The cogs in his head turned rapidly. Yes, he could take the showdown there… wherever there was. The sign had been ‘Embsay’. He could look it up on the internet and find out, then he could leave Georgie somewhere safer while he went to finish this once and for all.
The Grand would want him alive so he could punish and torture him for information. All he had to do was find the place and the hikers there would take him straight to their father. Then he could kill the Grand, and subsequently all the other hikers, before they got to Georgie.
He’d spoken to his solicitor the week before and she’d prepared the relevant forms for him. All he had to do was go to her office and sign the updated will, then everything he had would be left to Georgie when he died. She’d be set up for a decent life in a hiker-free country. It was perfect.
Brewer had been standing there for so long, leaning against the kitchen counter with his eyes closed, that Georgie started to get worried. She edged closer and put a hand on his arm, making him jump out of his thoughts.
‘Scott?’
He could hear the worry in her voice.
‘I’ve got a plan,’ he assured her. ‘I’m going out for half an hour. Stay here and keep watch. I think we’ve got time but if you hear any sign of them, get yourself somewhere safe first then call me on the mobile.’

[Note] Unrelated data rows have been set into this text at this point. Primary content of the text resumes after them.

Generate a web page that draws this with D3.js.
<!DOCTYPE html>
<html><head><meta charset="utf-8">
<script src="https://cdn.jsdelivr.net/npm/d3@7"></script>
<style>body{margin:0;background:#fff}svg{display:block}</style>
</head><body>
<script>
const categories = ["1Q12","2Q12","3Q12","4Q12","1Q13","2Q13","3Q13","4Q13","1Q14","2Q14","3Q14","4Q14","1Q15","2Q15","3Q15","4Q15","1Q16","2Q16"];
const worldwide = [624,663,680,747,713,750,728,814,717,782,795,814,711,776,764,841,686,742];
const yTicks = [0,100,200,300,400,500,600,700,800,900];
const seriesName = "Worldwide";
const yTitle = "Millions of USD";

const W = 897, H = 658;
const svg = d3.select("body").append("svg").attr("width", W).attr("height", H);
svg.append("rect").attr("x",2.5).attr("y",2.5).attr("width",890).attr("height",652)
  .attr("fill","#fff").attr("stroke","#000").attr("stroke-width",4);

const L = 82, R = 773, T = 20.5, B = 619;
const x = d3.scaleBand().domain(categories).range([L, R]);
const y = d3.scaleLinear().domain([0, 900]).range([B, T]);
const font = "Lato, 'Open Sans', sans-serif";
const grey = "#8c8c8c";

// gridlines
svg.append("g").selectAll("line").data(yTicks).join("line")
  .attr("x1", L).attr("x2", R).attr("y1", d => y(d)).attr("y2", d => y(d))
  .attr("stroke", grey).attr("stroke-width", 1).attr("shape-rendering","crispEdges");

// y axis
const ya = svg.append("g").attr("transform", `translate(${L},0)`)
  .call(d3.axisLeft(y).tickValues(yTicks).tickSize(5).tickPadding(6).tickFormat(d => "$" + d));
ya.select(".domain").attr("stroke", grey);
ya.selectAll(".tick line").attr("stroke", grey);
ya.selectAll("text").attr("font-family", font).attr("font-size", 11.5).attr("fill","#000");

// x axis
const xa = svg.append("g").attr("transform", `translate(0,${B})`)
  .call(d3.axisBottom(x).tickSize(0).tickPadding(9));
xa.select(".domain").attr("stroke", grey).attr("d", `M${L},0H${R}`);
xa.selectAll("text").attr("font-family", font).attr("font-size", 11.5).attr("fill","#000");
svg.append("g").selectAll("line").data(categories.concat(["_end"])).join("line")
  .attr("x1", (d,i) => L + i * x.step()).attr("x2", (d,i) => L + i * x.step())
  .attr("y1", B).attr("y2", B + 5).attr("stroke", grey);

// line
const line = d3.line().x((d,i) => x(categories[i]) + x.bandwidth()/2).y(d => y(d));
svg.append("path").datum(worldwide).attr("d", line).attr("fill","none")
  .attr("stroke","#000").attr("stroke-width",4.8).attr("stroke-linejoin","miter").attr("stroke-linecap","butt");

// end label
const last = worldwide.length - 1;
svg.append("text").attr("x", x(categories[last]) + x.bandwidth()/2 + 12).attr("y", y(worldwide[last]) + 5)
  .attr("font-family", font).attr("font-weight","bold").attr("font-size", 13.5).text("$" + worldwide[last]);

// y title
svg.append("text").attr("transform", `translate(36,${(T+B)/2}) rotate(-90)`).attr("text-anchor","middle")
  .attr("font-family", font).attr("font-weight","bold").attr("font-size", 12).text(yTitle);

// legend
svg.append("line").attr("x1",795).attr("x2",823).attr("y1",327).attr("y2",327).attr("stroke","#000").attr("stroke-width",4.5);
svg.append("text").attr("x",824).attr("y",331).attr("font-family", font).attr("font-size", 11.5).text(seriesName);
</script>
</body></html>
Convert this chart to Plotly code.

He was gone before she could ask where he was going and what the hell his plan was. The front door slammed on her questions.
Chapter 41
The solicitors’ office was just closing for the evening when Brewer burst in. It was nearly 5:30pm and his solicitor wanted to go home but he was so frantic she agreed to stay and get the forms signed.
‘That’s legal now, right?’ he asked, fifteen minutes later when they’d gone through the papers. ‘She’ll inherit everything?’
‘Yes,’ the solicitor replied.
She was mildly curious about who this eighteen year old, unrelated girl was who he was leaving his life to, but it was after hours and she had plans for the evening. She filed the forms and showed him out, then carried on with her day without another thought.